Pioneer, Delhi, Monday 17th February 2014

With plans afoot to translocate a few Gir lions to Kuno Palpur in Madhya Pradesh, the big cats from the sanctuary are now finding international takers from the Zoological Society London (ZSL). The latter is at present planning a £5.7 million project, which aims at saving the Asian lion, now restricted to the forests of Gir in Gujarat. The London Zoo wants to translocate seven lions from the Gir forest for captive breeding.

The ZSL project includes increasing the size of the lion population from existing five to 12 in its London Zoo enclosure, besides funding conservation work in the Gir Forest National Park. However, unlike the Gujarat Government’s insistence on not sending its lions to MP, the offer of London Zoo is not likely to be rejected, considering the financial offer.   

The Principal Chief Conservator of Forest (Wildlife) CN Pandey confirmed that a team from ZSL London Zoo had visited Gir some time ago. “The details of sending the lions are being worked out. According to their bylaws, the ZSL London Zoo will contribute funds towards conservation of the Asiatic lion in its home range in Gujarat,” he said. The Gir Forest National Park is surrounded by human landscapes. According to the International Union for Conservation of Nature, there are fears that the current size of the lion population “is larger than the estimated carrying capacity of the habitat and prey base”.

Bhushan Pandya, who has been photographing Gir for the last three decades, and works closely with Wildlife Conservation Trust (India), has welcomed the London Zoo project. But he warned that it is difficult to reintroduce such animals back into the wild after they have been bred in captivity. The secret to Gir’s success is that lions and local communities have found a way to live in “unusual harmony”.

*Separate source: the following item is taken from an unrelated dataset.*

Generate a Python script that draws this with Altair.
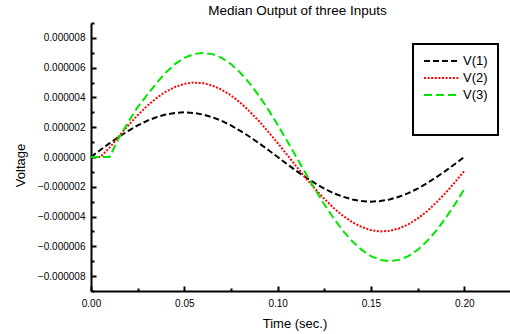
import altair as alt
import pandas as pd

# ---- data ----
time_s = [0.000, 0.005, 0.010, 0.015, 0.020, 0.025, 0.030, 0.035, 0.040, 0.045,
          0.050, 0.055, 0.060, 0.065, 0.070, 0.075, 0.080, 0.085, 0.090, 0.095,
          0.100, 0.105, 0.110, 0.115, 0.120, 0.125, 0.130, 0.135, 0.140, 0.145,
          0.150, 0.155, 0.160, 0.165, 0.170, 0.175, 0.180, 0.185, 0.190, 0.195,
          0.200]
# values in microvolts
v1_uV = [0.00, 0.47, 0.93, 1.36, 1.76, 2.12, 2.43, 2.67, 2.85, 2.96,
         3.00, 2.96, 2.85, 2.67, 2.43, 2.12, 1.76, 1.36, 0.93, 0.47,
         0.00, -0.47, -0.93, -1.36, -1.76, -2.12, -2.43, -2.67, -2.85, -2.96,
         -3.00, -2.96, -2.85, -2.67, -2.43, -2.12, -1.76, -1.36, -0.93, -0.47,
         0.00]
v2_uV = [0.00, 0.00, 0.63, 1.40, 2.13, 2.81, 3.42, 3.95, 4.38, 4.70,
         4.91, 5.00, 4.96, 4.80, 4.52, 4.14, 3.65, 3.06, 2.41, 1.69,
         0.94, 0.16, -0.63, -1.40, -2.13, -2.81, -3.42, -3.95, -4.38, -4.70,
         -4.91, -5.00, -4.96, -4.80, -4.52, -4.14, -3.65, -3.06, -2.41, -1.69,
         -0.94]
v3_uV = [0.00, 0.00, 0.00, 1.30, 2.35, 3.35, 4.15, 4.95, 5.66, 6.24,
         6.66, 6.91, 7.00, 6.91, 6.66, 6.24, 5.66, 4.95, 4.11, 3.18,
         2.16, 1.09, 0.00, -1.09, -2.16, -3.18, -4.11, -4.95, -5.66, -6.24,
         -6.66, -6.91, -7.00, -6.91, -6.66, -6.24, -5.66, -4.95, -4.11, -3.18,
         -2.16]

series_names = ["V(1)", "V(2)", "V(3)"]
series_colors = ["#000000", "#ff0000", "#00e600"]
series_dashes = [[6, 3], [2, 1.6], [8, 4]]

x_major = [0.0, 0.05, 0.10, 0.15, 0.20]
x_all_ticks = [0.0, 0.025, 0.05, 0.075, 0.10, 0.125, 0.15, 0.175, 0.20]
y_major = [-8e-6, -6e-6, -4e-6, -2e-6, 0.0, 2e-6, 4e-6, 6e-6, 8e-6]
y_all_ticks = [-9e-6, -8e-6, -7e-6, -6e-6, -5e-6, -4e-6, -3e-6, -2e-6, -1e-6, 0.0,
               1e-6, 2e-6, 3e-6, 4e-6, 5e-6, 6e-6, 7e-6, 8e-6, 9e-6]

rows = []
for name, vals in zip(series_names, [v1_uV, v2_uV, v3_uV]):
    for t, v in zip(time_s, vals):
        rows.append({"time": t, "voltage": v * 1e-6, "series": name})
df = pd.DataFrame(rows)

W, H = 419, 268
FONT = "Liberation Sans"

x_scale = alt.Scale(domain=[0, 0.2245], nice=False, zero=False)
y_scale = alt.Scale(domain=[-9e-6, 9e-6], nice=False, zero=False)

legend = alt.Legend(
    title=" ", titleOrient="bottom", titleFontSize=18, titlePadding=5,
    orient="none", legendX=322, legendY=21, padding=10,
    strokeColor="#000000", fillColor="#ffffff",
    symbolType="M-1,0H5", symbolSize=144, symbolStrokeWidth=2,
    labelFontSize=13, labelFont=FONT, labelColor="#000000", labelOffset=26,
    rowPadding=3,
)

lines = alt.Chart(df).mark_line(strokeWidth=2, strokeCap="butt").encode(
    x=alt.X("time:Q", scale=x_scale,
            axis=alt.Axis(orient="bottom", values=x_major, format=".2f",
                          ticks=False, tickSize=0, labelPadding=7,
                          labelFlush=False, labelOverlap=False,
                          domain=True, domainColor="#000000", domainWidth=2,
                          grid=False, title="Time (sec.)",
                          titleX=203.5, titleY=32, titleBaseline="middle")),
    y=alt.Y("voltage:Q", scale=y_scale,
            axis=alt.Axis(orient="left", values=y_major, format=".6f",
                          ticks=False, tickSize=0, labelPadding=6,
                          labelFlush=False, labelOverlap=False,
                          domain=True, domainColor="#000000", domainWidth=2,
                          grid=False, title="Voltage",
                          titleX=-71, titleY=142, titleAngle=270,
                          titleBaseline="middle", titleAlign="center")),
    color=alt.Color("series:N", scale=alt.Scale(domain=series_names, range=series_colors),
                    legend=legend),
    strokeDash=alt.StrokeDash("series:N", scale=alt.Scale(domain=series_names, range=series_dashes),
                              legend=legend),
)

tick_layer = alt.Chart(df).mark_point(opacity=0).encode(
    x=alt.X("time:Q", scale=x_scale,
            axis=alt.Axis(orient="top", offset=-H, values=x_all_ticks,
                          labels=False, domain=False, grid=False, title=None,
                          ticks=True, tickColor="#000000", tickWidth=2,
                          tickSize={"condition": {"test": "round(datum.value*40) % 2 == 0", "value": 5},
                                    "value": 3})),
    y=alt.Y("voltage:Q", scale=y_scale,
            axis=alt.Axis(orient="right", offset=-W, values=y_all_ticks,
                          labels=False, domain=False, grid=False, title=None,
                          ticks=True, tickColor="#000000", tickWidth=2,
                          tickSize={"condition": {"test": "abs(round(datum.value*1e6)) % 2 == 0", "value": 5},
                                    "value": 3})),
)

chart = alt.layer(lines, tick_layer).resolve_scale(
    x="independent", y="independent"
).resolve_axis(
    x="independent", y="independent"
).properties(
    width=W, height=H,
    autosize="none",
    padding={"left": 91, "top": 23, "right": 0, "bottom": 43},
    title=alt.TitleParams("Median Output of three Inputs", fontSize=13.5, font=FONT,
                          fontWeight="normal", color="#000000", anchor="middle",
                          frame="group", baseline="bottom", offset=5, dx=-3, dy=14),
).configure_view(
    stroke=None
).configure_axis(
    labelFont=FONT, labelFontSize=10, labelColor="#000000",
    titleFont=FONT, titleFontSize=13, titleFontWeight="normal", titleColor="#000000",
).configure_legend(
    strokeWidth=2
)

chart.save("out.html", embed_options={"renderer": "svg", "actions": False})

The experts pointed out that during the (British) Raj, huge lion hunts were responsible for the widespread loss of lions in India. It is time that UK gives something back in return, they contend. According to certain estimates, the number of Asiatic lions has fallen to 20 across the world. There are now more than 400 lions in Gir. The plans to translocate some lions from Gir to Kuno Palpur have not made much headway. According to a 25-year-long translocation programme, every three to five years, two to three lions, mostly male, should be translocated from Gir to Kuno to maintain the right balance of population in the two sanctuaries.

However, the Gujarat Government is opposed to translocation of lions from Gir and is expected to soon file a curative petition following the SC directive on translocation last year. Nonetheless, the Environment Ministry is expected to push through the implementation of the plan after financial approvals and other clearances.